TASK TO CARRY OUT: Every line of the listing must be reproduced as it stands. Leave the images behind.

—————

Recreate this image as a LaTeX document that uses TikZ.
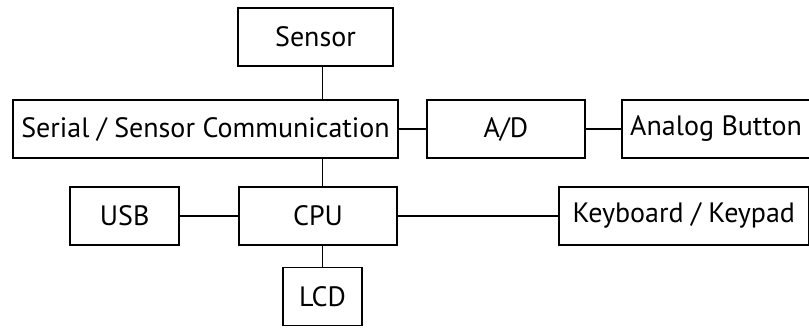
\documentclass[tikz,border=0pt]{standalone}
\usepackage{fontspec}
\setmainfont{PT Sans}
\usetikzlibrary{positioning}
\tikzstyle{block} = [rectangle, draw, line width=1.8pt, text centered, minimum height=58pt, inner sep=0pt, font=\fontsize{28}{32}\selectfont]
\tikzstyle{link} = [line width=1.8pt]

\begin{document}
\begin{tikzpicture}[x=1pt, y=-1pt]
        \fill[white] (0,0) rectangle (809,328);
        \useasboundingbox (0,0) rectangle (809,328);
        \node[block, minimum width=385pt] (serial) at (205.5,129) {Serial / Sensor Communication};
        \node[block, minimum width=155pt, above left=32pt and 5pt of serial.north east] (sensor) {Sensor};
        \node[block, minimum width=158pt, right=27pt of serial] (ad) {A/D};
        \node[block, minimum width=189pt, right=35pt of ad] (analog) {Analog Button};
        \node[block, minimum width=158pt, below left=27pt and 1pt of serial.south east] (cpu) {CPU};
        \node[block, minimum width=109pt, left=58pt of cpu] (usb) {USB};
        \node[block, minimum width=250pt, right=160pt of cpu] (keyboard) {Keyboard / Keypad};
        \node[block, minimum width=79pt, below=21pt of cpu, xshift=4.5pt] (lcd) {LCD};
        \draw[link] (sensor.south -| lcd) -- (serial.north -| lcd);
        \draw[link] (serial.south -| lcd) -- (cpu.north -| lcd);
        \draw[link] (cpu.south -| lcd) -- (lcd.north);
        \draw[link] (serial) -- (ad);
        \draw[link] (ad) -- (analog);
        \draw[link] (usb) -- (cpu);
        \draw[link] (cpu) -- (keyboard);
    \end{tikzpicture}
\end{document}
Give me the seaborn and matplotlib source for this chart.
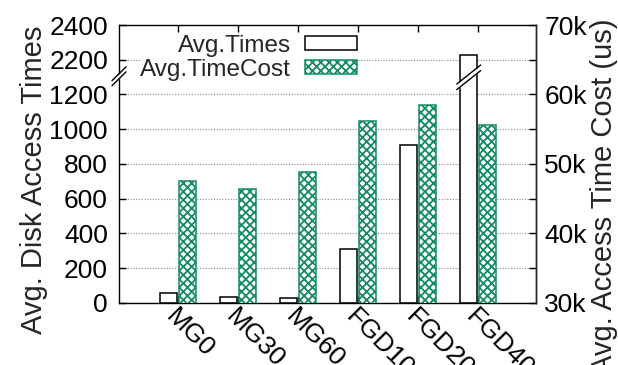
import numpy as np
import pandas as pd
import matplotlib
matplotlib.use('Agg')
from matplotlib import pyplot as plt
from matplotlib.patches import Patch
from matplotlib.ticker import FixedLocator
import matplotlib.transforms as mtransforms
import seaborn as sns

categories = ['MG0', 'MG30', 'MG60', 'FGD10', 'FGD20', 'FGD40']
avg_times = [59, 36, 27, 309, 910, 2230]
avg_time_cost = [47500, 46400, 48800, 56200, 58500, 55600]
series = ['Avg.Times', 'Avg.TimeCost']

left_ticks = [0, 200, 400, 600, 800, 1000, 1200, 2200, 2400]
right_ticks = [30000, 40000, 50000, 60000, 70000]
right_minor = [35000, 45000, 55000, 65000]
right_labels = ['30k', '40k', '50k', '60k', '70k']

# left axis is broken: 1200 is followed directly by 2200
BREAK_LO, BREAK_HI = 1200, 2000


def squash(v):
    return v if v <= BREAK_LO else v - (BREAK_HI - BREAK_LO)


def draw_break(ax, xc, yc, dx, dy, gap):
    xs = np.array([xc - dx, xc + dx])
    lower = np.array([yc - dy, yc + dy]) - gap / 2
    upper = lower + gap
    ax.fill_between(xs, lower, upper, color='white', lw=0, zorder=9, clip_on=False)
    ax.plot(xs, lower, color='black', lw=1, zorder=10, clip_on=False)
    ax.plot(xs, upper, color='black', lw=1, zorder=10, clip_on=False)


sns.set_style('ticks')
plt.rcParams['font.family'] = ['Liberation Sans', 'DejaVu Sans']
plt.rcParams['hatch.linewidth'] = 1.3

green = '#138a66'

df = pd.DataFrame({
    'cat': categories * 2,
    'series': [series[0]] * len(categories) + [series[1]] * len(categories),
    'value': avg_times + avg_time_cost,
})
df['plot_value'] = [squash(v) if s == series[0] else v
                    for s, v in zip(df['series'], df['value'])]

fig = plt.figure(figsize=(6.18, 3.65), dpi=100)
ax = fig.add_axes([0.1926, 0.1699, 0.6748, 0.7616])
ax2 = ax.twinx()

common = dict(x='cat', y='plot_value', hue='series', hue_order=series,
              order=categories, width=0.62, gap=0.1, dodge=True, legend=False,
              saturation=1, errorbar=None,
              palette={s: 'white' for s in series}, linewidth=1.1)
sns.barplot(data=df[df['series'] == series[0]], ax=ax, edgecolor='black', **common)
sns.barplot(data=df[df['series'] == series[1]], ax=ax2, edgecolor=green,
            hatch='xxxx', **common)

ax.set_xlim(-0.983, 5.967)
ax.set_ylim(0, 1600)
ax.set_yticks([squash(t) for t in left_ticks])
ax.set_yticklabels([str(t) for t in left_ticks])
ax2.set_ylim(30000, 70000)
ax2.set_yticks(right_ticks)
ax2.set_yticklabels(right_labels)
ax2.yaxis.set_minor_locator(FixedLocator(right_minor))

ax.set_xticks(range(len(categories)))
ax.set_xticklabels(categories, rotation=-45, ha='left', va='top',
                   rotation_mode='anchor')
shift = mtransforms.ScaledTranslation(-14 / 100, 0, fig.dpi_scale_trans)
for lbl in ax.get_xticklabels():
    lbl.set_transform(lbl.get_transform() + shift)

ax.tick_params(axis='both', direction='in', length=5, width=1,
               labelsize=19, colors='black')
ax.tick_params(axis='x', top=True, pad=1)
ax.tick_params(axis='y', pad=8, right=False)
ax2.tick_params(axis='y', which='both', direction='in', length=5, width=1,
                labelsize=19, pad=6, colors='black')

for s in ax.spines.values():
    s.set_linewidth(1)
    s.set_color('black')
for side in ['left', 'top', 'bottom']:
    ax2.spines[side].set_visible(False)
ax2.spines['right'].set_linewidth(1)

ax.set_axisbelow(True)
ax.grid(axis='y', linestyle=(0, (1, 1.5)), color='#888888', lw=0.8)
ax.xaxis.grid(False)

ax.set_xlabel('')
ax.set_ylabel('')
ax2.set_xlabel('')
ax2.set_ylabel('')

# break marks on the left axis and on the clipped FGD40 bar
draw_break(ax, -0.983, 1305, 0.117, 40, 29)
draw_break(ax, 4.845, 1299, 0.2, 55, 32)

handles = [Patch(facecolor='white', edgecolor='black', lw=1.1),
           Patch(facecolor='white', edgecolor=green, hatch='xxxx', lw=1.1)]
ax.legend(handles, series, loc='upper right', bbox_to_anchor=(0.571, 0.964),
          borderaxespad=0, borderpad=0, frameon=True, fancybox=False,
          facecolor='white', edgecolor='none', framealpha=1,
          markerfirst=False, fontsize=17.5, handlelength=2.13,
          handleheight=0.5, handletextpad=0.6, labelspacing=0.08)

fig.text(34 / 618, 1 - 180 / 365, 'Avg. Disk Access Times', rotation=90,
         ha='center', va='center', fontsize=21)
fig.text(604 / 618, 1 - 196 / 365, 'Avg. Access Time Cost (us)', rotation=90,
         ha='center', va='center', fontsize=21)

fig.savefig('out.png', dpi=100)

—————

SOLUTION FOR THIS TASK:
Recreate this image as a LaTeX document that uses TikZ.
\documentclass[tikz,border=0pt]{standalone}
\usepackage{fontspec}
\setmainfont{PT Sans}
\usetikzlibrary{positioning}
\tikzstyle{block} = [rectangle, draw, line width=1.8pt, text centered, minimum height=58pt, inner sep=0pt, font=\fontsize{28}{32}\selectfont]
\tikzstyle{link} = [line width=1.8pt]

\begin{document}
\begin{tikzpicture}[x=1pt, y=-1pt]
        \fill[white] (0,0) rectangle (809,328);
        \useasboundingbox (0,0) rectangle (809,328);
        \node[block, minimum width=385pt] (serial) at (205.5,129) {Serial / Sensor Communication};
        \node[block, minimum width=155pt, above left=32pt and 5pt of serial.north east] (sensor) {Sensor};
        \node[block, minimum width=158pt, right=27pt of serial] (ad) {A/D};
        \node[block, minimum width=189pt, right=35pt of ad] (analog) {Analog Button};
        \node[block, minimum width=158pt, below left=27pt and 1pt of serial.south east] (cpu) {CPU};
        \node[block, minimum width=109pt, left=58pt of cpu] (usb) {USB};
        \node[block, minimum width=250pt, right=160pt of cpu] (keyboard) {Keyboard / Keypad};
        \node[block, minimum width=79pt, below=21pt of cpu, xshift=4.5pt] (lcd) {LCD};
        \draw[link] (sensor.south -| lcd) -- (serial.north -| lcd);
        \draw[link] (serial.south -| lcd) -- (cpu.north -| lcd);
        \draw[link] (cpu.south -| lcd) -- (lcd.north);
        \draw[link] (serial) -- (ad);
        \draw[link] (ad) -- (analog);
        \draw[link] (usb) -- (cpu);
        \draw[link] (cpu) -- (keyboard);
    \end{tikzpicture}
\end{document}
Give me the seaborn and matplotlib source for this chart.
import numpy as np
import pandas as pd
import matplotlib
matplotlib.use('Agg')
from matplotlib import pyplot as plt
from matplotlib.patches import Patch
from matplotlib.ticker import FixedLocator
import matplotlib.transforms as mtransforms
import seaborn as sns

categories = ['MG0', 'MG30', 'MG60', 'FGD10', 'FGD20', 'FGD40']
avg_times = [59, 36, 27, 309, 910, 2230]
avg_time_cost = [47500, 46400, 48800, 56200, 58500, 55600]
series = ['Avg.Times', 'Avg.TimeCost']

left_ticks = [0, 200, 400, 600, 800, 1000, 1200, 2200, 2400]
right_ticks = [30000, 40000, 50000, 60000, 70000]
right_minor = [35000, 45000, 55000, 65000]
right_labels = ['30k', '40k', '50k', '60k', '70k']

# left axis is broken: 1200 is followed directly by 2200
BREAK_LO, BREAK_HI = 1200, 2000


def squash(v):
    return v if v <= BREAK_LO else v - (BREAK_HI - BREAK_LO)


def draw_break(ax, xc, yc, dx, dy, gap):
    xs = np.array([xc - dx, xc + dx])
    lower = np.array([yc - dy, yc + dy]) - gap / 2
    upper = lower + gap
    ax.fill_between(xs, lower, upper, color='white', lw=0, zorder=9, clip_on=False)
    ax.plot(xs, lower, color='black', lw=1, zorder=10, clip_on=False)
    ax.plot(xs, upper, color='black', lw=1, zorder=10, clip_on=False)


sns.set_style('ticks')
plt.rcParams['font.family'] = ['Liberation Sans', 'DejaVu Sans']
plt.rcParams['hatch.linewidth'] = 1.3

green = '#138a66'

df = pd.DataFrame({
    'cat': categories * 2,
    'series': [series[0]] * len(categories) + [series[1]] * len(categories),
    'value': avg_times + avg_time_cost,
})
df['plot_value'] = [squash(v) if s == series[0] else v
                    for s, v in zip(df['series'], df['value'])]

fig = plt.figure(figsize=(6.18, 3.65), dpi=100)
ax = fig.add_axes([0.1926, 0.1699, 0.6748, 0.7616])
ax2 = ax.twinx()

common = dict(x='cat', y='plot_value', hue='series', hue_order=series,
              order=categories, width=0.62, gap=0.1, dodge=True, legend=False,
              saturation=1, errorbar=None,
              palette={s: 'white' for s in series}, linewidth=1.1)
sns.barplot(data=df[df['series'] == series[0]], ax=ax, edgecolor='black', **common)
sns.barplot(data=df[df['series'] == series[1]], ax=ax2, edgecolor=green,
            hatch='xxxx', **common)

ax.set_xlim(-0.983, 5.967)
ax.set_ylim(0, 1600)
ax.set_yticks([squash(t) for t in left_ticks])
ax.set_yticklabels([str(t) for t in left_ticks])
ax2.set_ylim(30000, 70000)
ax2.set_yticks(right_ticks)
ax2.set_yticklabels(right_labels)
ax2.yaxis.set_minor_locator(FixedLocator(right_minor))

ax.set_xticks(range(len(categories)))
ax.set_xticklabels(categories, rotation=-45, ha='left', va='top',
                   rotation_mode='anchor')
shift = mtransforms.ScaledTranslation(-14 / 100, 0, fig.dpi_scale_trans)
for lbl in ax.get_xticklabels():
    lbl.set_transform(lbl.get_transform() + shift)

ax.tick_params(axis='both', direction='in', length=5, width=1,
               labelsize=19, colors='black')
ax.tick_params(axis='x', top=True, pad=1)
ax.tick_params(axis='y', pad=8, right=False)
ax2.tick_params(axis='y', which='both', direction='in', length=5, width=1,
                labelsize=19, pad=6, colors='black')

for s in ax.spines.values():
    s.set_linewidth(1)
    s.set_color('black')
for side in ['left', 'top', 'bottom']:
    ax2.spines[side].set_visible(False)
ax2.spines['right'].set_linewidth(1)

ax.set_axisbelow(True)
ax.grid(axis='y', linestyle=(0, (1, 1.5)), color='#888888', lw=0.8)
ax.xaxis.grid(False)

ax.set_xlabel('')
ax.set_ylabel('')
ax2.set_xlabel('')
ax2.set_ylabel('')

# break marks on the left axis and on the clipped FGD40 bar
draw_break(ax, -0.983, 1305, 0.117, 40, 29)
draw_break(ax, 4.845, 1299, 0.2, 55, 32)

handles = [Patch(facecolor='white', edgecolor='black', lw=1.1),
           Patch(facecolor='white', edgecolor=green, hatch='xxxx', lw=1.1)]
ax.legend(handles, series, loc='upper right', bbox_to_anchor=(0.571, 0.964),
          borderaxespad=0, borderpad=0, frameon=True, fancybox=False,
          facecolor='white', edgecolor='none', framealpha=1,
          markerfirst=False, fontsize=17.5, handlelength=2.13,
          handleheight=0.5, handletextpad=0.6, labelspacing=0.08)

fig.text(34 / 618, 1 - 180 / 365, 'Avg. Disk Access Times', rotation=90,
         ha='center', va='center', fontsize=21)
fig.text(604 / 618, 1 - 196 / 365, 'Avg. Access Time Cost (us)', rotation=90,
         ha='center', va='center', fontsize=21)

fig.savefig('out.png', dpi=100)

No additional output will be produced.